1.Determine the expectation value of the potential energy [V(r) = (e^2)/(4.pi.epsilon0.r)] in the 1s (ground state) of the Hydrogen atom.

2.What is the expectation value of r for an electron in the 1s state of the Hydrogen atom?

## Homework Equations

<V(r)> = INT [PSI*|V(r)^|PSI]

n=1, l=0, ml=0

## The Attempt at a Solution

So the method I used to solve other expectation values (<L^2>,<Lz>,<E> etc...) was to use the appropriate operator upon the square of the wavefunction in question, ie: PSI(n,l,ml).

However I can't find operators for the Potential(V(r)) or r(position I suppose) that are related to the quantum numbers n,l and ml like in the other expectation values I solved. e.g.

L^2^=l(l+1)hbar

E^=13.6/n^2

Lz^=ml.hbar

So then I would square the wavefunctions and their coefficients inside the integral and then use the operators appropriately, in this case on the PSI(1,0,0) for the 1s configuration.

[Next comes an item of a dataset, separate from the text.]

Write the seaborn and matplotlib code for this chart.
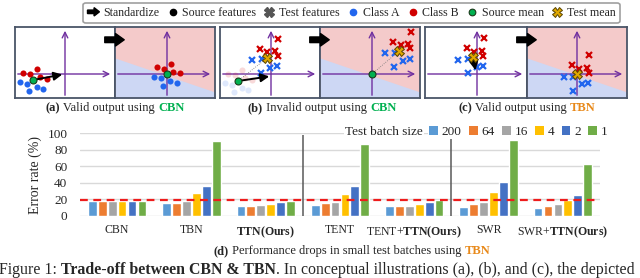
import numpy as np
import pandas as pd
import matplotlib
matplotlib.use("Agg")
import matplotlib.pyplot as plt
import seaborn as sns
from matplotlib.patches import FancyArrow, FancyArrowPatch, Patch
from matplotlib.legend_handler import HandlerPatch
from matplotlib.lines import Line2D

# ---------------- data: bar chart ----------------
methods = ["CBN", "TBN", "TTN(Ours)", "TENT", "TENT+TTN(Ours)", "SWR", "SWR+TTN(Ours)"]
tick_labels = ["CBN", "TBN", r"$\mathbf{TTN(Ours)}$", "TENT",
               r"TENT+$\mathbf{TTN(Ours)}$", "SWR", r"SWR+$\mathbf{TTN(Ours)}$"]
batch_sizes = ["200", "64", "16", "4", "2", "1"]
err_200 = [18.5, 15.3, 12.0, 12.8, 11.6, 10.4, 10.0]
err_64 = [18.6, 15.7, 12.0, 15.2, 11.6, 14.0, 12.0]
err_16 = [18.6, 17.7, 12.8, 17.2, 12.0, 17.2, 14.0]
err_4 = [18.6, 27.3, 14.4, 26.4, 14.4, 28.4, 18.8]
err_2 = [18.6, 36.5, 16.4, 36.0, 16.4, 40.8, 24.8]
err_1 = [18.6, 90.7, 18.4, 86.3, 18.8, 91.0, 62.4]
cbn_reference = 19.5
y_ticks = [0, 20, 40, 60, 80, 100]

# ---------------- data: conceptual illustrations (feature space) ----------------
a_src_red_x, a_src_red_y = [-42, -35, -28, -25, -18], [1, 0, 5, -3, -5]
a_src_blue_x, a_src_blue_y = [-45, -38, -28, -22, -36], [-8, -10, -13, -15, -17]
a_src_mean = (-32, -6)
a_std_red_x, a_std_red_y = [-10, -3, 4, 6, 13], [7, 5, 10, 2, 1]
a_std_blue_x, a_std_blue_y = [-13, -6, 3, 10, -4], [-3, -4, -7, -9, -12]

b_src_red_x, b_src_red_y = [-43, -36, -29, -26, -19], [0, -1, 4, -4, -6]
b_src_blue_x, b_src_blue_y = [-46, -39, -29, -23, -37], [-9, -11, -14, -16, -18]
b_src_mean = (-33, -7)
b_test_red_x, b_test_red_y = [7, -11, -4, 4, 7], [35, 25, 22, 23, 18]
b_test_blue_x, b_test_blue_y = [-19, -9, -1, 6, -10], [14, 15, 6, 8, 1]
b_test_mean = (-4, 16)
b_std_red_x, b_std_red_y = [39, 21, 29, 36, 38], [42, 32, 29, 30, 26]
b_std_blue_x, b_std_blue_y = [13, 23, 31, 38, 22], [21, 21, 13, 15, 7]
b_std_test_mean = (27, 23)

c_test_red_x, c_test_red_y = [7, -10, -3, 5, 6], [36, 26, 22, 23, 18]
c_test_blue_x, c_test_blue_y = [-19, -9, 0, 6, -9], [14, 15, 7, 8, 1]
c_test_mean = (-4, 17)
c_std_red_x, c_std_red_y = [12, -5, 2, 10, 12], [19, 9, 5, 6, 1]
c_std_blue_x, c_std_blue_y = [-13, -4, 5, 11, -4], [-3, -3, -10, -9, -17]

boundary_y_left, boundary_y_right = 16, -18   # decision boundary (edge heights)

# ---------------- style ----------------
bar_colors = ["#5B9BD5", "#ED7D31", "#A5A5A5", "#FFC000", "#4472C4", "#70AD47"]
PURPLE = "#7030A0"
RED = "#D00000"
BLUE = "#2266EE"
GREEN = "#00B050"
GOLD = "#E0A800"
ORANGE = "#E8891A"
PINK_BG = "#F4CACA"
BLUE_BG = "#CDD7F4"
BOX_EDGE = "#4A5568"

sns.set_style("white")
plt.rcParams["font.family"] = ["Liberation Serif", "DejaVu Serif"]
plt.rcParams["mathtext.fontset"] = "custom"
plt.rcParams["mathtext.rm"] = "Liberation Serif"
plt.rcParams["mathtext.bf"] = "Liberation Serif:bold"
plt.rcParams["mathtext.it"] = "Liberation Serif:italic"

W, H = 640, 278
fig = plt.figure(figsize=(W / 100, H / 100), dpi=100)


def px_axes(x0, y0, x1, y1):
    return fig.add_axes([x0 / W, 1 - y1 / H, (x1 - x0) / W, (y1 - y0) / H])


def rich(x, y, pieces, size, ha="center"):
    r = fig.canvas.get_renderer()

    def width(s, kw):
        t1 = fig.text(0, 0, "|" + s + "|", fontsize=size, **kw)
        t2 = fig.text(0, 0, "||", fontsize=size, **kw)
        w = t1.get_window_extent(r).width - t2.get_window_extent(r).width
        t1.remove()
        t2.remove()
        return w

    widths = [width(s, kw) for s, kw in pieces]
    cur = x - sum(widths) / 2 if ha == "center" else x
    for (s, kw), w in zip(pieces, widths):
        fig.text(cur / W, 1 - y / H, s, fontsize=size, ha="left", va="baseline", **kw)
        cur += w


# ---------------- illustration boxes ----------------
YLIM = (-24, 47)
box_specs = [  # (x0, x1, xlim)
    (15, 115, (-50, 50)), (115, 215, (-52, 48)),
    (220, 320, (-51, 49)), (320, 420, (-52, 48)),
    (425, 527, (-52, 50)), (527, 627, (-50, 50)),
]
axs = []
for i, (x0, x1, xl) in enumerate(box_specs):
    a = px_axes(x0, 27, x1, 98)
    a.set_xlim(*xl)
    a.set_ylim(*YLIM)
    a.set_xticks([])
    a.set_yticks([])
    for s in a.spines.values():
        s.set_color(BOX_EDGE)
        s.set_linewidth(1.3)
    if i % 2 == 1:
        a.set_facecolor(PINK_BG)
        xs = np.array(xl, dtype=float)
        by = np.interp(xs, xl, [boundary_y_left, boundary_y_right])
        a.fill_between(xs, YLIM[0], by, color=BLUE_BG, lw=0, zorder=0)
    a.annotate("", xy=(xl[1] - 2, 0), xytext=(xl[0], 0),
               arrowprops=dict(arrowstyle="->", color=PURPLE, lw=1.0), zorder=1)
    a.annotate("", xy=(0, YLIM[1] - 1), xytext=(0, YLIM[0]),
               arrowprops=dict(arrowstyle="->", color=PURPLE, lw=1.0), zorder=1)
    axs.append(a)

dot = dict(marker="o", ls="none", ms=4.4, mew=0, zorder=3)
xm = dict(marker="x", ls="none", ms=4.2, mew=1.6, zorder=3)
mean_src = dict(marker="o", ls="none", ms=5, mfc=GREEN, mec="#1a3a1a", mew=0.8, zorder=5)
mean_tst = dict(marker="X", ls="none", ms=7, mfc=GOLD, mec="#5a4500", mew=0.7, zorder=5)
black_arrow = dict(arrowstyle="-|>,head_length=0.5,head_width=0.25", color="black", lw=1.4)

# (a) left
ax = axs[0]
ax.plot(a_src_red_x, a_src_red_y, color=RED, **dot)
ax.plot(a_src_blue_x, a_src_blue_y, color=BLUE, **dot)
ax.annotate("", xy=(0, 0), xytext=a_src_mean, arrowprops=black_arrow, zorder=4)
ax.plot(*a_src_mean, **mean_src)
# (a) right
ax = axs[1]
ax.plot(a_std_red_x, a_std_red_y, color=RED, **dot)
ax.plot(a_std_blue_x, a_std_blue_y, color=BLUE, **dot)
ax.plot(0, 0, **mean_src)
# (b) left
ax = axs[2]
ax.plot(b_src_red_x, b_src_red_y, color=RED, alpha=0.15, **dot)
ax.plot(b_src_blue_x, b_src_blue_y, color=BLUE, alpha=0.15, **dot)
ax.plot([b_src_mean[0], b_test_mean[0]], [b_src_mean[1], b_test_mean[1]],
        color="#777777", lw=0.6, ls=":", zorder=2)
ax.plot(b_test_red_x, b_test_red_y, color=RED, **xm)
ax.plot(b_test_blue_x, b_test_blue_y, color=BLUE, **xm)
ax.annotate("", xy=(1, -2), xytext=b_src_mean, arrowprops=black_arrow, zorder=4)
ax.plot(*b_src_mean, **mean_src)
ax.plot(*b_test_mean, **mean_tst)
# (b) right
ax = axs[3]
ax.plot([0, b_std_test_mean[0]], [0, b_std_test_mean[1]], color="#777777", lw=0.6, ls=":", zorder=2)
ax.plot(b_std_red_x, b_std_red_y, color=RED, **xm)
ax.plot(b_std_blue_x, b_std_blue_y, color=BLUE, **xm)
ax.plot(0, 0, **mean_src)
ax.plot(*b_std_test_mean, **mean_tst)
# (c) left
ax = axs[4]
ax.plot(c_test_red_x, c_test_red_y, color=RED, **xm)
ax.plot(c_test_blue_x, c_test_blue_y, color=BLUE, **xm)
ax.annotate("", xy=(-1, 1), xytext=c_test_mean, arrowprops=black_arrow, zorder=4)
ax.plot(*c_test_mean, **mean_tst)
# (c) right
ax = axs[5]
ax.plot(c_std_red_x, c_std_red_y, color=RED, **xm)
ax.plot(c_std_blue_x, c_std_blue_y, color=BLUE, **xm)
ax.plot(0, 0, **mean_tst)

# big "standardize" arrows crossing the box pairs
for a in (axs[1], axs[3], axs[5]):
    arr = FancyArrowPatch((-0.13, 0.82), (0.12, 0.82), transform=a.transAxes,
                          arrowstyle="simple,head_length=0.7,head_width=1.0,tail_width=0.45",
                          mutation_scale=9, fc="black", ec="black", clip_on=False, zorder=10)
    a.add_artist(arr)

bold = dict(fontweight="bold")
rich(115, 111, [("(a)", bold), (" Valid output using ", {}), ("CBN", dict(fontweight="bold", color=GREEN))], 9)
rich(322, 111, [("(b)", bold), (" Invalid output using ", {}), ("CBN", dict(fontweight="bold", color=GREEN))], 9)
rich(527, 111, [("(c)", bold), (" Valid output using ", {}), ("TBN", dict(fontweight="bold", color=ORANGE))], 9)

# ---------------- top legend ----------------
def make_arrow(legend, orig_handle, xdescent, ydescent, width, height, fontsize):
    return FancyArrow(0, 0.5 * height, width, 0, length_includes_head=True,
                      head_width=1.0 * height, head_length=0.45 * width, width=0.42 * height,
                      color="black")


top_handles = [
    FancyArrow(0, 0, 1, 0, color="black"),
    Line2D([], [], marker="o", ls="none", color="black", ms=4.5),
    Line2D([], [], marker="X", ls="none", color="#555555", ms=7),
    Line2D([], [], marker="o", ls="none", color=BLUE, ms=4.5),
    Line2D([], [], marker="o", ls="none", color=RED, ms=4.5),
    Line2D([], [], marker="o", ls="none", mfc=GREEN, mec="#1a3a1a", mew=0.8, ms=4.8),
    Line2D([], [], marker="X", ls="none", mfc=GOLD, mec="#5a4500", mew=0.7, ms=7),
]
top_labels = ["Standardize", "Source features", "Test features", "Class A", "Class B",
              "Source mean", "Test mean"]
leg = fig.legend(top_handles, top_labels, loc="center",
                 bbox_to_anchor=((79 + 624) / 2 / W, 1 - 13 / H), ncol=7, fontsize=8.6,
                 handler_map={FancyArrow: HandlerPatch(patch_func=make_arrow)},
                 handlelength=1.0, handletextpad=0.3, columnspacing=0.62,
                 frameon=True, fancybox=True, edgecolor="#888888", borderpad=0.35,
                 borderaxespad=0)
leg.get_frame().set_linewidth(1.2)

# ---------------- bar chart ----------------
rows = []
for b, vals in zip(batch_sizes, [err_200, err_64, err_16, err_4, err_2, err_1]):
    for m, v in zip(methods, vals):
        rows.append({"Method": m, "Batch size": b, "Error": v})
df = pd.DataFrame(rows)

bx = px_axes(80, 133, 600, 216)
sns.barplot(data=df, x="Method", y="Error", hue="Batch size", order=methods,
            hue_order=batch_sizes, palette=bar_colors, saturation=1,
            width=0.8, gap=0.12, ax=bx, legend=False, zorder=3)
bx.set_xlim(-0.5, len(methods) - 0.5)
bx.set_ylim(0, 100)
bx.set_yticks(y_ticks)
bx.grid(axis="y", color="#D9D9D9", lw=1)
bx.grid(axis="x", visible=False)
bx.set_axisbelow(True)
for s in bx.spines.values():
    s.set_visible(False)
bx.tick_params(axis="y", length=0, pad=9, labelsize=9.5)
bx.tick_params(axis="x", length=0, pad=6, labelsize=8.5)
bx.set_xticks(range(len(methods)))
bx.set_xticklabels(tick_labels)
bx.set_xlabel("")
bx.set_ylabel("Error rate (%)", fontsize=10, labelpad=4)
bx.axhline(cbn_reference, color="#EE1C1C", ls=(0, (3.5, 2.5)), lw=1.6, zorder=4)
bx.vlines([2.5, 4.5], 0, 97, color="#595959", lw=1.1, zorder=2, clip_on=False)

bar_handles = [Patch(facecolor=c, edgecolor="none") for c in bar_colors]
bleg = bx.legend(bar_handles, batch_sizes, loc="center left",
                 bbox_to_anchor=(428 / W, 1 - 132 / H), bbox_transform=fig.transFigure,
                 ncol=6, fontsize=9.5, handlelength=0.65, handleheight=0.65,
                 handletextpad=0.3, columnspacing=0.55, frameon=True, borderpad=0.1,
                 borderaxespad=0)
bleg.get_frame().set_edgecolor("none")
bleg.get_frame().set_facecolor("white")
bleg.get_frame().set_alpha(1)
fig.text(423 / W, 1 - 132 / H, "Test batch size", fontsize=9.5, ha="right", va="center",
         bbox=dict(facecolor="white", edgecolor="none", pad=1))

rich(352, 254, [("(d)", bold), (" Performance drops in small test batches using ", {}),
                ("TBN", dict(fontweight="bold", color=ORANGE))], 9)

rich(-1, 274, [("Figure 1: ", {}), ("Trade-off between CBN & TBN", bold),
               (". In conceptual illustrations (a), (b), and (c), the depicted", {})], 11.4, ha="left")

fig.savefig("out.png", dpi=100)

Am I simply missing a fundamental operator here? Or do I have to try arrange the operators myself? Rearranging the Schrodinger equation in terms of V(r)PSI was the only thing I could think of and even then I couldn't navigate through the wavefunctions of the separate parts.

Another idea I had was to use the Laguerre polynomial to redefine the wavefunction, but I'm unsure on how to proceed after that.

Is my method just completely off for these expectation values? I have been scratching my head all day over this and would really appreciate help if anyone can offer it.